We appear to be smack-gob in the middle of another golden age of music, at least for the music I like.
In Summer 1999 I met a girl. We hooked up for a bit and it didn’t really work out. But then in Autumn I met another girl. We hooked up and 15 years later I’m proud to call her my wife. :)
The Sopranos and Family Guy both debuted on US television, Melissa "attacked the internet", the Columbine massacre happened, Jill Dando was shot dead on her doorstep, The Phantom Menace um… happened, Napster debuted, we had a total solar eclipse which I peered at through the clouds on a rooftop in Soho, having landed my first London job, Apple released the G4 and Sega released the Dreamcast.
It was thank you and goodnight to (among, as always, many others) Dusty Springfield, Stanley Kubrick, Yehudi Menuhin, Little Ern, Dirk Bogarde, Bones, Q, Screaming Lord Sutch and the mighty, mighty Oliver Reed.
On millennium night I played a covers gig in Hastings, where for the first half we partied like it was 1999, because it was.
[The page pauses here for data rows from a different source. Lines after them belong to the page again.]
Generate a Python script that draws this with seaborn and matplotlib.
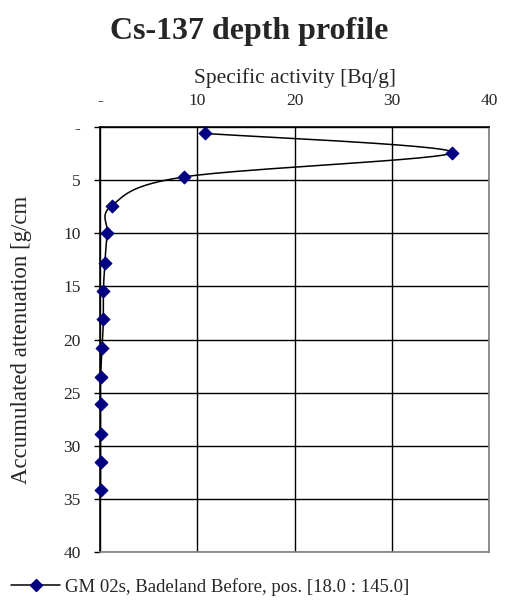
import numpy as np
import matplotlib
matplotlib.use("Agg")
import matplotlib.pyplot as plt
import seaborn as sns

# Cs-137 profile
depth = [0.6, 2.4, 4.7, 7.4, 10.0, 12.8, 15.4, 18.1, 20.8, 23.5, 26.1, 28.9, 31.5, 34.2]
activity = [10.8, 36.2, 8.6, 1.2, 0.75, 0.5, 0.35, 0.35, 0.2, 0.05, 0.05, 0.05, 0.05, 0.05]
series_name = "GM 02s, Badeland Before, pos. [18.0 : 145.0]"
x_ticks = [0, 10, 20, 30, 40]
y_ticks = [0, 5, 10, 15, 20, 25, 30, 35, 40]


def smooth(xs, ys, n=30):
    # Excel-style smoothed line: Catmull-Rom converted to cubic Bezier
    p = np.column_stack([xs, ys]).astype(float)
    p = np.vstack([p[0], p, p[-1]])
    out = []
    t = np.linspace(0, 1, n)[:, None]
    for i in range(1, len(p) - 2):
        p0, p1, p2, p3 = p[i - 1], p[i], p[i + 1], p[i + 2]
        c1 = p1 + (p2 - p0) / 6
        c2 = p2 - (p3 - p1) / 6
        seg = ((1 - t) ** 3) * p1 + 3 * ((1 - t) ** 2) * t * c1 + 3 * (1 - t) * t ** 2 * c2 + t ** 3 * p2
        out.append(seg)
    out = np.vstack(out)
    return out[:, 0], out[:, 1]


sns.set_style("white")
plt.rcParams["font.family"] = ["Liberation Serif", "DejaVu Serif"]

fig = plt.figure(figsize=(5.09, 6.0), dpi=100)
ax = fig.add_axes([0.1965, 0.08, 0.7642, 0.7083])

sx, sy = smooth(activity, depth)
ax.plot(sx, sy, color="black", lw=1.1, zorder=3)
sns.scatterplot(x=activity, y=depth, marker="D", s=45, color="#000080",
                edgecolor="#000080", ax=ax, zorder=4, clip_on=False)

ax.set_xlim(0, 40)
ax.set_ylim(40, 0)
ax.set_xticks(x_ticks)
ax.set_yticks(y_ticks)
ax.set_xticklabels(["-" if v == 0 else str(v) for v in x_ticks])
ax.set_yticklabels(["-" if v == 0 else str(v) for v in y_ticks])
ax.xaxis.tick_top()
ax.xaxis.set_label_position("top")
ax.tick_params(axis="x", length=0, pad=13, labelsize=12.5)
ax.tick_params(axis="y", direction="out", length=4, width=1, color="black",
               pad=10, labelsize=12.5, left=True)
ax.grid(True, color="black", lw=1)
for side in ["top", "left"]:
    ax.spines[side].set_color("black")
    ax.spines[side].set_linewidth(1.2)
for side in ["right", "bottom"]:
    ax.spines[side].set_color("#808080")
    ax.spines[side].set_linewidth(1.2)

ax.set_xlabel("Specific activity [Bq/g]", fontsize=15.5, labelpad=7)
fig.text(0.043, 0.433, "Accumulated attenuation [g/cm", rotation=90,
         fontsize=16.5, ha="center", va="center")
fig.text(0.49, 0.948, "Cs-137 depth profile", fontsize=23, fontweight="bold",
         ha="center", va="center")

handle = plt.Line2D([], [], color="black", lw=1.1, marker="D", markersize=6.5,
                    markerfacecolor="#000080", markeredgecolor="#000080")
fig.legend([handle], [series_name], loc="center left", bbox_to_anchor=(0.022, 0.022),
           frameon=False, fontsize=13.5, handlelength=2.6, handletextpad=0.25,
           borderaxespad=0, borderpad=0)

fig.savefig("out.png", dpi=100)
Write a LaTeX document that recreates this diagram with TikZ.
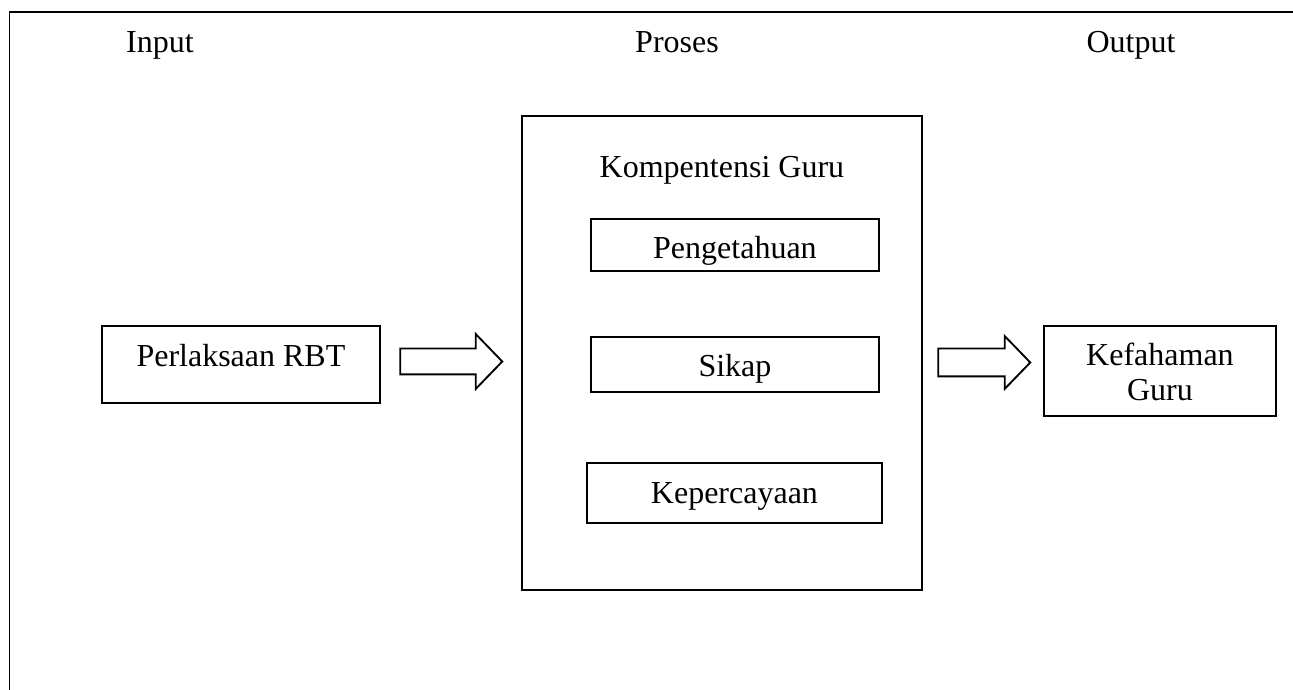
\documentclass[tikz,border=0pt]{standalone}
\usepackage{fontspec}
\setmainfont{Liberation Serif}
\usetikzlibrary{shapes.arrows}

\begin{document}
\begin{tikzpicture}[x=0.375pt,y=-0.375pt,line width=0.7pt,
    every node/.style={font=\fontsize{12}{13.1}\selectfont,inner sep=0pt},
    box/.style={draw,rectangle,anchor=north west},
    blockarrow/.style={draw,single arrow,single arrow tip angle=92,inner xsep=0pt}]

  \useasboundingbox (0,0) rectangle (1293,690);

  % Outer frame (only top and left edges show)
  \draw (9.5,690) -- (9.5,12) -- (1293,12);

  % Column titles
  \node[anchor=base] (tin)  at (160,53)  {Input};
  \node[anchor=base] (tpro) at (677,53)  {Proses};
  \node[anchor=base] (tout) at (1131,53) {Output};

  % Input
  \node[box,minimum width=104.25pt,text height=15.375pt,text depth=13.5pt] (rbt) at (101,325) {Perlaksaan RBT};

  % Process
  \node[box,minimum width=150pt,text height=23.25pt,text depth=154.5pt] (komp) at (521,115) {Kompentensi Guru};
  \begin{scope}[every node/.append style={box,minimum width=108pt,text height=15pt}]
    \node[text depth=4.5pt]   (tahu)  at (590,218) {Pengetahuan};
    \node[text depth=5.625pt] (sikap) at (590,336) {Sikap};
    \node[minimum width=110.625pt,text height=15.375pt,text depth=7.125pt] (percaya) at (586,462) {Kepercayaan};
  \end{scope}

  % Output
  \node[box,minimum width=87pt,text height=28.125pt,text depth=5.625pt,align=center] (faham) at (1043,325) {Kefahaman\\Guru};

  % Block arrows
  \node[blockarrow,inner ysep=4.5pt,minimum height=38.25pt,single arrow head extend=5.44pt] (arr1) at (445,361.5) {};
  \node[blockarrow,inner ysep=4.875pt,minimum height=34.5pt,single arrow head extend=4.69pt] (arr2) at (977.5,362.5) {};

\end{tikzpicture}
\end{document}
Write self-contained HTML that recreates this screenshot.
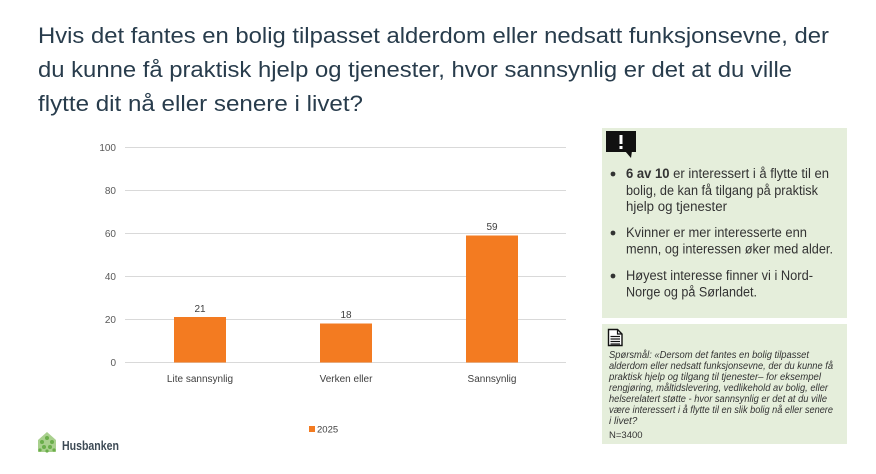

And then it wasn't. But we carried on anyway.
I've written much about Buckcherry as it is, but this was their debut album. I missed it at the time and came to it later, and still to this day prefer the followup Time Bomb, but this is still a righteous rocking album. Proper raw rock and roll. Top track: "Lawless And Lulu"
I've only quite recently discovered the minimalist stylings of Ludo, but when I heard him on Classic FM I rushed out and bought just about everything of his I could find. Minimal classical, nothing too challenging, perhaps a little anodyne for some, but I love it. Top track: "Due Tramonti"
No idea where I first heard "Nobody's Real" but when I did it made me want more, and this is such a cracking album. Snarly punk-industrial-metal (nu, perhaps… shudder…) and great fun throughout. Top track: "Nobody's Real"
This was the Chillis' first studio album in four years, and marked the return of John Frusciante on the six-string twangplank. It remains their best-selling album ever, though for my money it's slightly bettered by 2002's By The Way. Still great though. Top track: "Scar Tissue"
The 'phonics were everywhere in 1999. You couldn't move for "The Bartender and the Thief", "Just Looking" and "Pick a Part That's New", and that was because they're ace songs. The rest of the album is just as great, if not greater. Top track: "Pick A Part That's New"
And the winner is…
King of Snake, King of Snake.
Tina lives in Berlin, her voice so seldom on my machine.
Again, I was late to the Underworld party, but my mate trying hard to get me to listen to something that didn't at least feature a fast lead guitarist must have finally broken through because one day I saw the light. I won't lie to you, drugs probably played a part. This is splendid music to get at least partially out of your face to. In fact I think I'd been listening to this album for a number of years before I realised that the lyrics to "Push Upstairs" and "Push Downstairs" are the same, and that one is a downtempo moody version of the other. Which is quite clever, though I obviously wasn't.
Intelligent, dancey electronica that isn't afraid to go dark occasionally all carried along by Karl Hyde's swirling stream-of-consciousness lyrics.
And, to quote Rufus (from Bill & Ted), it's excellent for dancing.
Top tracks: "Push Upstairs", "King Of Snake", "Cups"
Turkey of the Year
Oh dear. For me Mr. Big needed Paul Gilbert's sense of humour running through their music to make it listenable, and his replacement Richie Kotzen - while an absolutely incredible musician - is pretty po-faced, and the band lost something vital at this point.